EXERCISE DESCRIPTION:
Each line from the top of the listing through the one holding "from matplotlib.ticker import" should be restated word for word, with nothing added and no pictures.

[begin SOURCE EXCERPT]

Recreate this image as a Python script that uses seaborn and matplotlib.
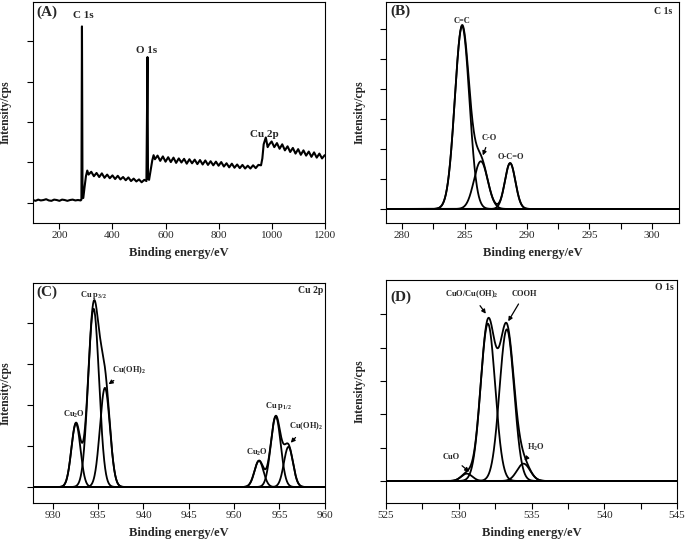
import numpy as np
import pandas as pd
import matplotlib
matplotlib.use('Agg')
import matplotlib.pyplot as plt
import seaborn as sns
from matplotlib.ticker import MultipleLocator, NullFormatter

# survey spectrum (A)
survey_ev = [100, 110, 120, 130, 140, 150, 160, 170, 180, 190, 200, 210, 220, 230, 240,
             250, 260, 270, 280, 283, 285, 287, 290, 295, 300, 305, 310, 320, 330, 340,
             350, 360, 370, 380, 390, 400, 410, 420, 430, 440, 450, 460, 470, 480, 490,
             500, 510, 520, 528, 532, 534, 538, 545, 550, 555, 560, 570, 580, 590, 600,
             610, 620, 630, 640, 650, 660, 670, 680, 690, 700, 710, 720, 730, 740, 750,
             760, 770, 780, 790, 800, 810, 820, 830, 840, 850, 860, 870, 880, 890, 900,
             910, 920, 930, 940, 950, 960, 965, 970, 978, 985, 990, 1000, 1010, 1020, 1030,
             1040, 1050, 1060, 1070, 1080, 1090, 1100, 1110, 1120, 1130, 1140, 1150, 1160,
             1170, 1180, 1190, 1200]
survey_int = [0.07, 0.05, 0.08, 0.06, 0.07, 0.09, 0.06, 0.05, 0.08, 0.07, 0.05, 0.08, 0.07, 0.05, 0.07,
              0.08, 0.06, 0.07, 0.06, 0.08, 4.37, 0.40, 0.12, 0.40, 0.66, 0.80, 0.70, 0.77, 0.66, 0.74,
              0.64, 0.73, 0.62, 0.70, 0.61, 0.68, 0.59, 0.67, 0.58, 0.64, 0.56, 0.63, 0.54, 0.60, 0.53,
              0.58, 0.51, 0.57, 0.54, 3.61, 0.60, 0.57, 0.85, 1.05, 1.18, 1.08, 1.17, 1.04, 1.15, 1.02,
              1.13, 1.01, 1.12, 0.99, 1.10, 1.00, 1.09, 0.97, 1.08, 0.98, 1.07, 0.96, 1.06, 0.95, 1.05,
              0.94, 1.03, 0.93, 1.02, 0.92, 1.01, 0.90, 0.98, 0.88, 0.97, 0.87, 0.95, 0.86, 0.94, 0.85,
              0.92, 0.85, 0.93, 0.86, 0.94, 0.93, 1.10, 1.45, 1.62, 1.38, 1.44, 1.52, 1.38, 1.48, 1.34,
              1.45, 1.30, 1.40, 1.26, 1.36, 1.22, 1.33, 1.19, 1.30, 1.17, 1.27, 1.14, 1.25,
              1.12, 1.22, 1.10, 1.18]

# C 1s fit components (B)
c1s_names = ['C=C', 'C-O', 'O-C=O']
c1s_center = [284.8, 286.3, 288.65]
c1s_height = [6.1, 1.59, 1.53]
c1s_sigma = [0.58, 0.55, 0.42]

# Cu 2p fit components (C)
cu_names = ['Cu2O', 'Cu p3/2', 'Cu(OH)2', 'Cu2O', 'Cu p1/2', 'Cu(OH)2']
cu_center = [932.55, 934.5, 935.75, 952.75, 954.6, 956.0]
cu_height = [1.55, 4.35, 2.42, 0.64, 1.72, 0.98]
cu_sigma = [0.5, 0.6, 0.55, 0.5, 0.55, 0.5]

# O 1s fit components (D)
o_names = ['CuO', 'CuO/Cu(OH)2', 'COOH', 'H2O']
o_center = [530.55, 532.0, 533.3, 534.45]
o_height = [0.22, 4.72, 4.55, 0.52]
o_sigma = [0.38, 0.5, 0.5, 0.45]


def gauss(x, c, h, s):
    return h * np.exp(-0.5 * ((x - c) / s) ** 2)


def fit_frame(x, centers, heights, sigmas):
    rows = []
    for i, (c, h, s) in enumerate(zip(centers, heights, sigmas)):
        rows.append(pd.DataFrame({'ev': x, 'cps': gauss(x, c, h, s), 'comp': f'p{i}'}))
    total = sum(gauss(x, c, h, s) for c, h, s in zip(centers, heights, sigmas))
    rows.append(pd.DataFrame({'ev': x, 'cps': total, 'comp': 'envelope'}))
    return pd.concat(rows, ignore_index=True)


sns.set_theme(style='ticks')
plt.rcParams['font.family'] = ['Liberation Serif', 'DejaVu Serif']
plt.rcParams['mathtext.fontset'] = 'custom'
plt.rcParams['mathtext.rm'] = 'Liberation Serif:bold'
plt.rcParams['mathtext.default'] = 'rm'

fig = plt.figure(figsize=(6.85, 5.44), dpi=100)
axA = fig.add_axes([0.048, 0.590, 0.426, 0.406])
axB = fig.add_axes([0.5635, 0.590, 0.428, 0.406])
axC = fig.add_axes([0.048, 0.0754, 0.426, 0.4044])
axD = fig.add_axes([0.5635, 0.0754, 0.425, 0.4099])

lab = dict(fontweight='bold', fontsize=6, ha='center', va='center')
arr = dict(arrowstyle='-|>', color='black', lw=0.9, mutation_scale=6)


def style(ax, xlim, ylim, nticks, minor=None):
    ax.set_xlim(*xlim)
    ax.set_ylim(*ylim)
    ax.set_yticks(range(nticks))
    ax.yaxis.set_major_formatter(NullFormatter())
    if minor:
        ax.xaxis.set_minor_locator(MultipleLocator(minor))
    ax.tick_params(axis='both', which='both', direction='out', length=4, width=0.8,
                   color='black', labelsize=8, pad=2)
    ax.set_xlabel('Binding energy/eV', fontweight='bold', fontsize=9, labelpad=5)
    ax.set_ylabel('Intensity/cps', fontweight='bold', fontsize=8.5, labelpad=9)
    for sp in ax.spines.values():
        sp.set_visible(True)
        sp.set_linewidth(0.8)
        sp.set_color('black')


# (A) survey
survey = pd.DataFrame({'ev': survey_ev, 'cps': survey_int})
sns.lineplot(data=survey, x='ev', y='cps', ax=axA, color='black', lw=1.5, sort=False)
style(axA, (100, 1200), (-0.5, 4.97), 5)
axA.set_xticks(range(200, 1201, 200))
axA.text(0.012, 0.985, '(A)', transform=axA.transAxes, fontsize=11, fontweight='bold', va='top')
axA.text(289, 4.64, 'C 1s', fontweight='bold', fontsize=8, ha='center', va='center')
axA.text(530, 3.78, 'O 1s', fontweight='bold', fontsize=8, ha='center', va='center')
axA.text(974, 1.70, 'Cu 2p', fontweight='bold', fontsize=8, ha='center', va='center')

# (B) C 1s
fb = fit_frame(np.linspace(278.7, 302.2, 1200), c1s_center, c1s_height, c1s_sigma)
sns.lineplot(data=fb, x='ev', y='cps', units='comp', estimator=None, ax=axB, color='black', lw=1.3)
axB.axhline(0, color='black', lw=1.3)
style(axB, (278.7, 302.2), (-0.47, 6.9), 7, minor=2.5)
axB.set_xticks(range(280, 301, 5))
axB.text(0.014, 0.99, '(B)', transform=axB.transAxes, fontsize=11, fontweight='bold', va='top')
axB.text(0.975, 0.98, 'C 1s', transform=axB.transAxes, fontsize=7, fontweight='bold', va='top', ha='right')
axB.text(284.8, 6.27, 'C=C', **lab)
axB.annotate('C-O', xy=(286.38, 1.70), xytext=(287.0, 2.38), arrowprops=arr, **lab)
axB.text(288.7, 1.74, 'O-C=O', **lab)

# (C) Cu 2p
fc = fit_frame(np.linspace(927.8, 960, 1600), cu_center, cu_height, cu_sigma)
sns.lineplot(data=fc, x='ev', y='cps', units='comp', estimator=None, ax=axC, color='black', lw=1.3)
axC.axhline(0, color='black', lw=1.3)
style(axC, (927.8, 960), (-0.39, 4.98), 5)
axC.set_xticks(range(930, 961, 5))
axC.text(0.013, 0.99, '(C)', transform=axC.transAxes, fontsize=11, fontweight='bold', va='top')
axC.text(0.995, 0.985, 'Cu 2p', transform=axC.transAxes, fontsize=7, fontweight='bold', va='top', ha='right')
axC.text(934.47, 4.68, 'Cu p$_{3/2}$', **lab)
axC.annotate('Cu(OH)$_2$', xy=(935.9, 2.47), xytext=(938.4, 2.86), arrowprops=arr, **lab)
axC.text(932.34, 1.78, 'Cu$_2$O', **lab)
axC.text(954.87, 1.98, 'Cu p$_{1/2}$', **lab)
axC.annotate('Cu(OH)$_2$', xy=(956.05, 1.03), xytext=(957.9, 1.48), arrowprops=arr, **lab)
axC.text(952.5, 0.85, 'Cu$_2$O', **lab)

# (D) O 1s
fd = fit_frame(np.linspace(525, 545, 1200), o_center, o_height, o_sigma)
sns.lineplot(data=fd, x='ev', y='cps', units='comp', estimator=None, ax=axD, color='black', lw=1.3)
axD.axhline(0, color='black', lw=1.3)
style(axD, (525, 545), (-0.66, 6.03), 6, minor=2.5)
axD.set_xticks(range(525, 546, 5))
axD.text(0.014, 0.955, '(D)', transform=axD.transAxes, fontsize=11, fontweight='bold', va='top')
axD.text(0.987, 0.985, 'O 1s', transform=axD.transAxes, fontsize=7, fontweight='bold', va='top', ha='right')
axD.annotate('CuO/Cu(OH)$_2$', xy=(531.97, 4.95), xytext=(530.9, 5.6), arrowprops=arr, **lab)
axD.annotate('COOH', xy=(533.3, 4.72), xytext=(534.5, 5.6), arrowprops=arr, **lab)
axD.annotate('CuO', xy=(530.86, 0.22), xytext=(529.5, 0.73), arrowprops=arr, **lab)
axD.annotate('H$_2$O', xy=(534.38, 0.55), xytext=(535.3, 1.0), arrowprops=arr, **lab)

fig.savefig('out.png', dpi=100)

[end SOURCE EXCERPT]

RESULT OF THE TASK:
Recreate this image as a Python script that uses seaborn and matplotlib.
import numpy as np
import pandas as pd
import matplotlib
matplotlib.use('Agg')
import matplotlib.pyplot as plt
import seaborn as sns
from matplotlib.ticker import MultipleLocator, NullFormatter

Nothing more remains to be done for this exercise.